Written by guest blogger, Julia Tutino
For many high school students, summertime is all about living in the moment, but for a dozen Delone Catholic students, the Summer of 2010 was all about living in the past. For seven weeks this summer, these students worked in the school archives, creating a digital record of the school's 70-year history.
Social Studies teacher Julia Tutino established the Squire Legacy Club during the 2009-10 school year. "Several students had told me that they would love to study history in college, but they didn't want to teach. They didn't realize that there are all sorts of positions out there for public historians," says Tutino, "I thought that by taking care of the school's history - their own history - that I could show them what historians do, rather than just tell them about it."
Throughout the school year, Miss Tutino and the students in the club purchased archival quality boxes for the deteriorating scrapbook collection, which had been diligently assembled by volunteers over the years. They also conducted interviews with some of the first students to walk the halls of Delone Catholic and began research for exhibits that they created for display during the celebration of Delone Catholic`s 70th anniversary earlier this month.
The Squire Legacy Club visited homerooms just prior to summer vacation. With hands covered by cotton gloves, they carefully carried a copy of The Oak from 1928 to each class. That copy of The Oak, which was the yearbook for Delone Catholic`s predecessor, Central Catholic, is the oldest item in the school archives.
After that round of "show-and-tell", recruiting students to help with the summer digitization project was easier than they expected. Nathaniel Post, class of 2011, signed up to work on the summer project because he needed to earn school service hours, but after working on several projects, he said, "I don't think a lot of other students in school know about its history. It's interesting, and I think they would want to hear about it."
In all, twelve students worked on the archives project this summer, totaling more than 270 hours. Two students, Alexander Arigo, class of 2011, and Kasey Myers, class of 2013, came in nearly every day. Arigo, a senior who plans to study public history, used digital photography to preserve the scrapbook collection.
"Through researching and reading old artifacts I have learned to capture the exact feel of something," said Arigo, "Archives have also opened up the door for a lot of people to rediscover our heritage and tradition."

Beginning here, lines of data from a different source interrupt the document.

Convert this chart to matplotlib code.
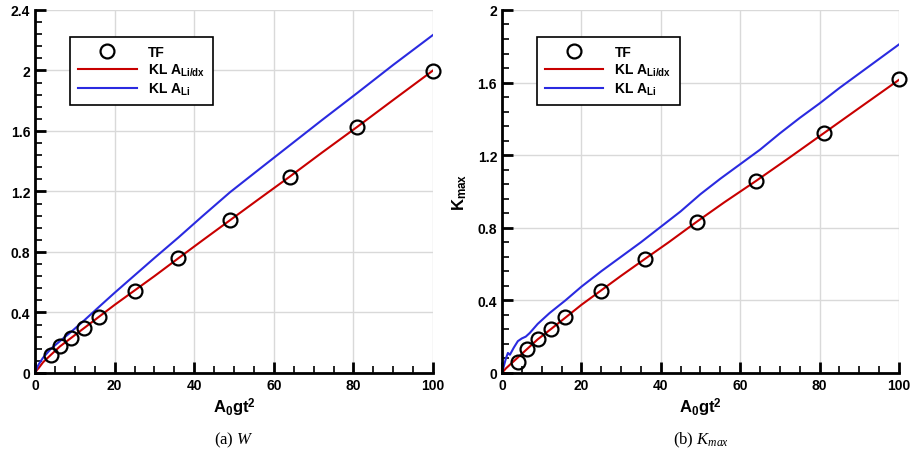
import numpy as np
import matplotlib.pyplot as plt
from matplotlib.ticker import MultipleLocator

plt.rcParams['font.family'] = 'Liberation Sans'
plt.rcParams['font.weight'] = 'bold'
plt.rcParams['mathtext.fontset'] = 'custom'
plt.rcParams['mathtext.rm'] = 'Liberation Sans:bold'
plt.rcParams['mathtext.bf'] = 'Liberation Sans:bold'
plt.rcParams['mathtext.it'] = 'Liberation Serif:style=italic:weight=normal'

# TF data points (x = A0 g t^2)
tf_x = [4, 6.25, 9, 12.25, 16, 25, 36, 49, 64, 81, 100]
tf_w = [0.121, 0.176, 0.231, 0.295, 0.372, 0.544, 0.758, 1.011, 1.298, 1.629, 1.997]
tf_k = [0.062, 0.132, 0.187, 0.242, 0.307, 0.453, 0.628, 0.834, 1.058, 1.322, 1.618]

# KL curves, panel (a) W
w_x = [0, 0.5, 1, 2, 4, 6.25, 9, 12.25, 16, 20, 25, 30, 36, 42, 49, 56, 64, 72, 81, 90, 100]
w_red = [0, 0.02, 0.035, 0.07, 0.12, 0.175, 0.23, 0.295, 0.37, 0.45, 0.545, 0.64,
         0.758, 0.875, 1.01, 1.145, 1.298, 1.455, 1.628, 1.805, 2.0]
w_blue = [0, 0.035, 0.06, 0.1, 0.16, 0.21, 0.27, 0.345, 0.435, 0.53, 0.645, 0.76,
          0.895, 1.035, 1.195, 1.34, 1.505, 1.67, 1.852, 2.037, 2.235]

# KL curves, panel (b) Kmax
k_x_red = [0, 1, 2, 4, 6.25, 9, 12.25, 16, 20, 25, 30, 36, 42, 49, 56, 64, 72, 81, 90, 100]
k_red = [0, 0.025, 0.045, 0.085, 0.13, 0.185, 0.24, 0.305, 0.375, 0.455, 0.535, 0.628,
         0.72, 0.832, 0.94, 1.058, 1.18, 1.32, 1.46, 1.615]
k_x_blue = [0, 0.5, 1, 1.5, 2, 2.5, 3, 4, 5, 6, 7, 9, 12, 16, 20, 25, 30, 35, 40, 45,
            50, 55, 60, 65, 70, 75, 80, 85, 90, 95, 100]
k_blue = [0, 0.04, 0.08, 0.11, 0.10, 0.12, 0.14, 0.175, 0.19, 0.20, 0.22, 0.27, 0.33,
          0.40, 0.475, 0.56, 0.64, 0.72, 0.805, 0.89, 0.985, 1.07, 1.15, 1.23, 1.32,
          1.405, 1.485, 1.57, 1.65, 1.73, 1.81]

red = '#c80000'
blue = '#2a2ae0'

fig = plt.figure(figsize=(9.1, 4.56), dpi=100)
ax1 = fig.add_axes([0.0385, 0.18, 0.4374, 0.796])
ax2 = fig.add_axes([0.5516, 0.18, 0.4363, 0.796])


def style(ax, ymax, ystep):
    ax.set_xlim(0, 100)
    ax.set_ylim(0, ymax)
    ax.xaxis.set_major_locator(MultipleLocator(20))
    ax.xaxis.set_minor_locator(MultipleLocator(5))
    ax.yaxis.set_major_locator(MultipleLocator(ystep))
    ax.yaxis.set_minor_locator(MultipleLocator(ystep / 5))
    ax.spines['top'].set_visible(False)
    ax.spines['right'].set_visible(False)
    ax.spines['left'].set_linewidth(2)
    ax.spines['bottom'].set_linewidth(2)
    ax.tick_params(which='major', direction='in', length=8, width=2, labelsize=10)
    ax.tick_params(which='minor', direction='in', length=5, width=1.2)
    ax.grid(True, which='major', color='#d9d9d9', linewidth=1)
    ax.set_axisbelow(True)
    ax.set_xlabel(r'A$_\mathrm{0}$gt$^\mathrm{2}$', fontsize=12, fontweight='bold',
                  labelpad=3)
    for lab in ax.get_xticklabels() + ax.get_yticklabels():
        lab.set_fontweight('bold')
    ax.yaxis.set_major_formatter(plt.FuncFormatter(lambda v, p: f'{v:g}'))


for ax, tf, cx_r, cr, cx_b, cb, ymax, step in [
        (ax1, tf_w, w_x, w_red, w_x, w_blue, 2.4, 0.4),
        (ax2, tf_k, k_x_red, k_red, k_x_blue, k_blue, 2.0, 0.4)]:
    ax.plot(tf_x, tf, 'o', mfc='none', mec='black', ms=10, mew=1.6, label='TF',
            zorder=4, clip_on=False)
    ax.plot(cx_r, cr, color=red, lw=1.5, label=r'KL A$_\mathrm{Li/dx}$')
    ax.plot(cx_b, cb, color=blue, lw=1.5, label=r'KL A$_\mathrm{Li}$')
    style(ax, ymax, step)
    leg = ax.legend(loc='upper left', bbox_to_anchor=(0.07, 0.945), fontsize=10,
                    fancybox=False, edgecolor='black', framealpha=1,
                    handlelength=4.2, borderpad=0.6, labelspacing=0.2)
    leg.get_frame().set_linewidth(1.2)

ax2.set_ylabel(r'K$_\mathrm{max}$', fontsize=12, fontweight='bold', labelpad=6)

fig.text(0.257, 0.025, r'(a) $W$', fontsize=12, family='Liberation Serif',
         fontweight='normal', ha='center')
fig.text(0.77, 0.025, r'(b) $K_{max}$', fontsize=12, family='Liberation Serif',
         fontweight='normal', ha='center')

fig.savefig('out.png', dpi=100)
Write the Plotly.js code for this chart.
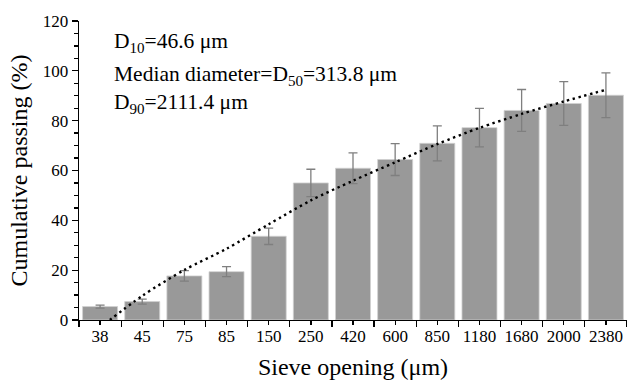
<!DOCTYPE html>
<html>
<head>
<meta charset="utf-8">
<script src="https://cdn.plot.ly/plotly-3.0.1.min.js"></script>
<style>html,body{margin:0;padding:0;background:#fff;}#chart{width:627px;height:381px;}</style>
</head>
<body>
<div id="chart"></div>
<script>
// Sieve openings (µm) — categories
const sieveOpenings = ['38','45','75','85','150','250','420','600','850','1180','1680','2000','2380'];
// Cumulative passing (%)
const cumulativePassing = [5.4, 7.4, 17.7, 19.4, 33.6, 55.0, 60.9, 64.4, 70.9, 77.2, 84.1, 86.9, 90.2];
// Error (± %)
const passingError = [0.6, 1.0, 2.1, 2.0, 3.3, 5.5, 6.2, 6.4, 7.0, 7.7, 8.4, 8.8, 9.0];
// Dotted trend line values read at each category
const trendValues = [-3.0, 9.7, 20.1, 28.6, 38.4, 48.0, 55.9, 63.3, 70.6, 77.1, 82.7, 87.7, 92.4];
// Annotation texts
const annotationTexts = ['D<sub>10</sub>=46.6 μm', 'Median diameter=D<sub>50</sub>=313.8 μm', 'D<sub>90</sub>=2111.4 μm'];
const yTickVals = [0, 20, 40, 60, 80, 100, 120];

const FONT = '"Liberation Serif", "Times New Roman", serif';

const traces = [
  {
    type: 'bar',
    x: sieveOpenings,
    y: cumulativePassing,
    xaxis: 'x', yaxis: 'y',
    marker: {color: '#999999', line: {color: '#d0d0d0', width: 0.8}},
    error_y: {type: 'data', array: passingError, visible: true, color: '#7f7f7f', thickness: 1.3, width: 4.5},
    hoverinfo: 'skip'
  },
  {
    type: 'scatter',
    mode: 'lines',
    x: sieveOpenings,
    y: trendValues,
    xaxis: 'x2', yaxis: 'y',
    line: {color: '#000000', width: 2.4, dash: '2.4px,3.6px', shape: 'spline', smoothing: 0.8},
    hoverinfo: 'skip'
  }
];

const yPix = [42, 75, 103.5];
const plotTop = 20.7, plotBot = 320.3;
const annotations = annotationTexts.map((t, i) => ({
  text: t,
  xref: 'paper', yref: 'paper',
  x: (112 - 79) / 548,
  y: (plotBot - yPix[i]) / (plotBot - plotTop),
  xanchor: 'left', yanchor: 'middle',
  showarrow: false,
  font: {family: FONT, size: 21.5, color: '#000'}
}));

const layout = {
  width: 627, height: 381,
  margin: {l: 79, r: 0, t: 21, b: 61},
  paper_bgcolor: '#fff', plot_bgcolor: '#fff',
  showlegend: false,
  bargap: 0.17,
  font: {family: FONT, size: 17, color: '#000'},
  xaxis: {
    type: 'category',
    categoryorder: 'array', categoryarray: sieveOpenings,
    range: [-0.5, 12.5],
    tickson: 'boundaries',
    tickangle: 0,
    ticks: 'outside', ticklen: 6, tickwidth: 1.3, tickcolor: '#000',
    showline: true, linecolor: '#000', linewidth: 1.3,
    showgrid: false, zeroline: false,
    tickfont: {family: FONT, size: 17, color: '#000'},
    title: {text: 'Sieve opening (μm)', font: {family: FONT, size: 24, color: '#000'}, standoff: 13}
  },
  xaxis2: {
    type: 'category',
    overlaying: 'x', anchor: 'y', side: 'bottom',
    categoryorder: 'array', categoryarray: sieveOpenings,
    range: [-0.5, 12.5],
    ticks: 'outside', ticklen: 4, tickwidth: 1.3, tickcolor: '#000',
    showticklabels: false, showline: false, showgrid: false, zeroline: false
  },
  yaxis: {
    range: [0, 120],
    tickvals: yTickVals,
    ticks: 'outside', ticklen: 6, tickwidth: 1.3, tickcolor: '#000',
    minor: {dtick: 5, tick0: 0, ticks: 'outside', ticklen: 3.5, tickwidth: 1.3, tickcolor: '#000', showgrid: false},
    showline: true, linecolor: '#000', linewidth: 1.3,
    showgrid: false, zeroline: false,
    tickfont: {family: FONT, size: 17, color: '#000'},
    title: {text: 'Cumulative passing (%)', font: {family: FONT, size: 24, color: '#000'}, standoff: 8}
  },
  annotations: annotations
};

Plotly.newPlot('chart', traces, layout, {displayModeBar: false, staticPlot: true});
</script>
</body>
</html>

He has also learned lessons that he will apply to other school activities. "In the yearbook, it is important to get all the facts right and not leave anything out, like peoples' names. It serves more value to put in the time to make it right the first time."
Myers became an expert at scanning yearbooks and taught the process to other volunteers. While the digitization process has only just begun, the students were able to create over 7,100 images in just seven weeks. The Squire Legacy Club will continue to work on digitization throughout the 2010-11 school year, and again next summer.